Alex Covell here. My update is as follows after the passing of my 10-year post-surgery anniversary in July. True to his word, my surgeon/urologist - the estimable Dr. John Muñoz - told me on my final routine checkup in June that there was no need to continue our annual visit going forward. As for further PSA testing, I can choose to continue to do so or not do so (my option).

The only "hiccup" - if it can be called that - was consequent of a recent change in lab test service provider mandated by my health care insurance; said lab being only capable of calculating the PSA to the nearest first place to the right of the decimal point. That result of 0.1 ng/ml was the first one I ever had that did not have a "0" to the right of the decimal. After protesting to the insurance carrier, I was allowed to retake the test with the lab I had used for the previous 4 tests, and that result was 0.012 ng/ml. Crisis over. Accordingly, I would obviously recommend to all others requiring post-treatment tests to find a lab capable of 3-places-to-the right accuracy; because that type of accuracy matters in our circumstances.

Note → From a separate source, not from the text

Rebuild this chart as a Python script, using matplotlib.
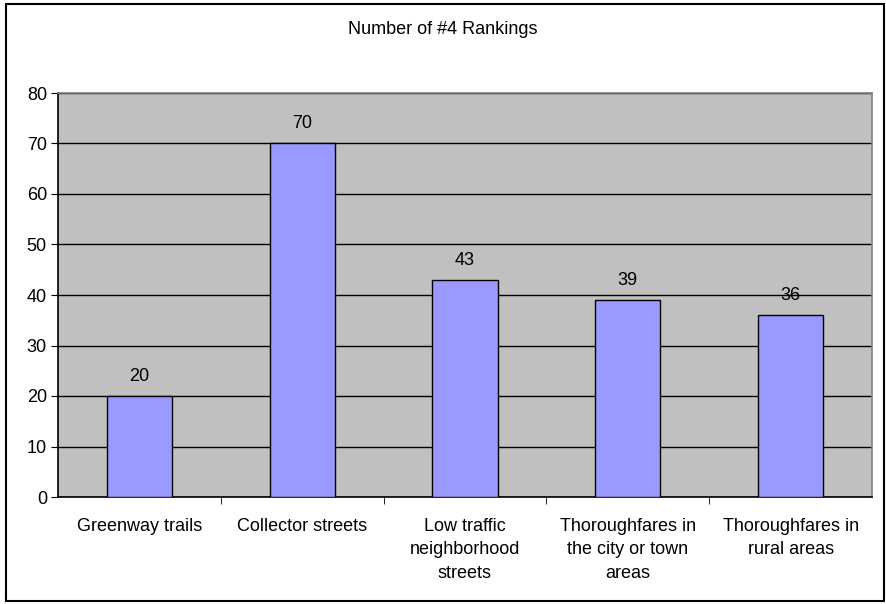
import numpy as np
import matplotlib.pyplot as plt

plt.rcParams['font.family'] = ['Liberation Sans', 'DejaVu Sans']

# Datos
categories = ['Greenway trails', 'Collector streets',
              'Low traffic\nneighborhood\nstreets',
              'Thoroughfares in\nthe city or town\nareas',
              'Thoroughfares in\nrural areas']
counts = [20, 70, 43, 39, 36]
title = 'Number of #4 Rankings'

fig = plt.figure(figsize=(8.86, 6.04), dpi=100)
W, H = 886, 604
ax = fig.add_axes([58 / W, 1 - 497 / H, (872 - 58) / W, (497 - 93) / H])

# borde de la figura
fig.patches.append(plt.Rectangle((6 / W, 3 / H), (884 - 6) / W, (600 - 3) / H,
                                 transform=fig.transFigure, fill=False,
                                 edgecolor='black', linewidth=1.5))

x = np.arange(len(categories))
ax.set_facecolor('#C0C0C0')
ax.bar(x, counts, width=0.4, color='#9999FF', edgecolor='black', linewidth=1, zorder=3)

for xi, v in zip(x, counts):
    ax.annotate(str(v), (xi, v), xytext=(0, 8), textcoords='offset points',
                ha='center', va='bottom', fontsize=13)

ax.set_xlim(-0.5, len(categories) - 0.5)
ax.set_ylim(0, 80)
ax.set_yticks(np.arange(0, 81, 10))
ax.yaxis.grid(True, color='black', linewidth=1, zorder=1)
ax.set_axisbelow(True)

ax.set_xticks(x)
ax.set_xticklabels(categories, fontsize=13, linespacing=1.5, va='top')
ax.tick_params(axis='x', length=0, pad=15)
ax.set_xticks(np.arange(0.5, len(categories) - 0.5), minor=True)
ax.tick_params(axis='x', which='minor', length=5, direction='out', color='black')
ax.tick_params(axis='y', labelsize=13, length=5, direction='out', pad=3)

ax.spines['top'].set_color('#808080')
ax.spines['right'].set_color('#808080')
ax.spines['left'].set_color('black')
ax.spines['bottom'].set_color('black')
for s in ax.spines.values():
    s.set_linewidth(1.2)

fig.text(0.5, 1 - 30 / H, title, ha='center', va='center', fontsize=13)

plt.savefig('out.png', dpi=100)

Otherwise, and comparatively, life is good for a 75-year-old. I'm going to need cataract surgery in the near future, but I still work out at the gym (nominally) 3 days a week; but because of a series of four falls over a three-month period about a year ago (without fractures, thankfully), I had to abandon riding my bicycle and taking the annual 200-mile cycling trip with a group of my contemporaries. Unfortunately for our group there are others with health challenges that appear to have cancelled the event entirely.